Artigo publicado originalmente na revista Ciência Hoje 315 – junho/2014
Os movimentos populares por moradia apresentaram intensa mobilização nas últimas semanas em diversas cidades do país. A crise da habitação, porém, não se resolve com a construção de moradia. Na cidade contemporânea, habitar envolve uma multiplicidade de condições – a casa é apenas uma delas. Enfrentar o problema habitacional pressupõe tratar a questão urbana de modo abrangente: na infraestrutura, na mobilidade, nos serviços públicos, no espaço público, nos equipamentos urbanos e, obviamente, no abrigo.
Contudo, nossas políticas públicas, quando existem, são sempre setoriais. Os gestores públicos enfrentam cada problema com o que lhe parece mais objetivo. Isso, porém, tende a conduzir a equívocos reiterados, como se dá na moradia popular.
No Brasil, há décadas, os governos insistem, como política de habitação, na construção da moradia utilizando o modelo dos conjuntos residenciais. A experiência demonstra um duplo fracasso dessa política: (i) na tentativa governamental de ter exclusividade na promoção habitacional popular; e (ii) na adoção de apenas uma modalidade, o conjunto residencial. Com isso, a produção de unidades é muito inferior à demanda, enquanto se amplia o número de moradias erguidas pelas famílias nas condições mais precárias. E vende-se a ilusão de que estamos enfrentando o problema da moradia popular.
Não há resposta única para um problema tão amplo. É a soma de respostas, pequenas e grandes, que poderá enfrentar a questão.
Entre elas está a qualificação do imenso patrimônio econômico, social e cultural já gerado pelo povo brasileiro na produção de suas moradias, muitas vezes mais bem inseridas no contexto urbano do que as dos programas oficiais. A urbanização desses assentamentos populares, em geral carentes de infraestrutura e equipamentos que somente o esforço coletivo pode prover, é uma resposta essencial.
Bairros bem localizados, mas hoje degradados, podem recuperar sua vitalidade com estímulos à produção nova e com melhor tratamento dos espaços públicos e dos serviços.
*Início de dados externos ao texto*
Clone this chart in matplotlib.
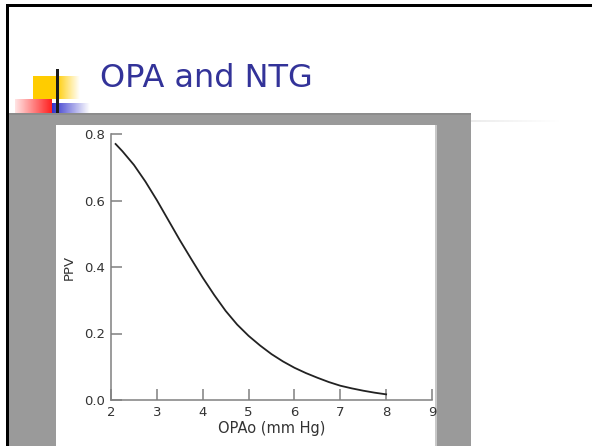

É o caso de muitos bairros centrais de nossas cidades. No Rio, São Cristóvão, Benfica e muitos outros são excelentes lugares habitacionais à espera de política de recuperação. Imóveis mais antigos também oferecem uma infinidade de oportunidades de aproveitamento para a população de renda baixa e média, em especial para o aluguel social, desde que se trabalhe de maneira integrada com financiamento dirigido para a restauração desse patrimônio.
A valorização imobiliária, em geral, tem sido onerosa para as famílias que pagam aluguel, o que pode levar à sua expulsão para áreas periféricas. É um tema complexo. Políticas de moradia para aluguel vinculadas ao crédito para novas habitações, onde parcelas sejam necessariamente destinadas a famílias de renda mais baixa, têm sido testadas em diversos países com resultados satisfatórios.
Os financiamentos habitacionais estão dirigidos prioritariamente para governos e empreiteiros e é por meio deles que a família tem acesso ao bem. Com isso, prevalece o interesse comercial do construtor na escolha do lugar, da tipologia e da qualidade construtiva. A família precisa ter crédito independente – não pode ser um repasse do promotor – e deve poder escolher onde morar e em que condições.
Enfim, o programa federal Minha Casa Minha Vida, se deixar de ser visto como a única resposta para a crise de moradia popular, poderá prestar melhores serviços ao desenvolvimento social e urbano. Certamente estará mais bem inserido na cidade e com melhor qualidade projetual e construtiva.
O problema habitacional é do tamanho do Brasil urbano. Ele deve ter muitíssimas respostas.